SYSYApr 21

Quantitative Verification of Finite-Time Constrained Occupation Measures for Continuous-time Stochastic Systems

arXiv:2604.1901440.2h-index: 3
AI Analysis

For control engineers designing autonomous systems with cumulative temporal requirements, this provides a new verification method for a previously unaddressed problem class.

This paper proposes a barrier-certificate framework to compute rigorous upper and lower bounds on the probability that a stochastic system satisfies finite-time constrained occupation specifications, validated via numerical examples.

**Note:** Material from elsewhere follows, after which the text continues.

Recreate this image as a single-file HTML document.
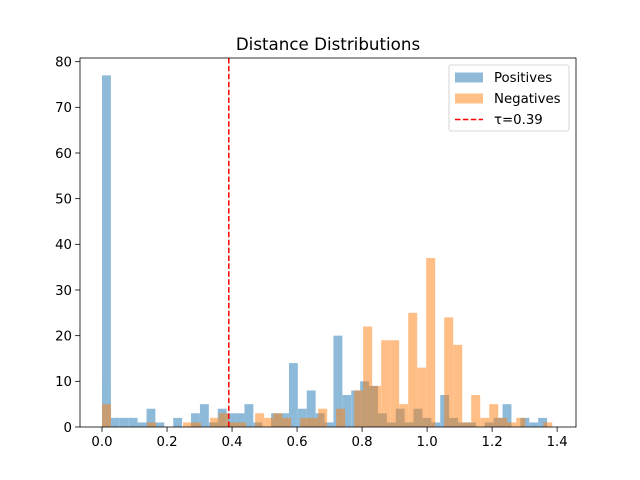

This paper addresses the quantitative verification of finite-time constrained occupation time for stochastic continuous-time systems governed by stochastic differential equations (SDEs). Unlike classical reachability analysis, which focuses on single-event properties such as entering a target set, many autonomous tasks-including surveillance, wireless charging, and chemical mixing-require a system to accumulate a prescribed duration within a target region while strictly maintaining safety constraints. We propose a barrier-certificate framework to compute rigorous upper and lower bounds on the probability that such cumulative specifications are satisfied over a finite time horizon. By introducing a stopped process that freezes the system once it reaches the boundary of the safe set, we derive three classes of certificates: one for upper bounds and two for lower bounds. The proposed approaches are validated through numerical examples implemented using semidefinite programming.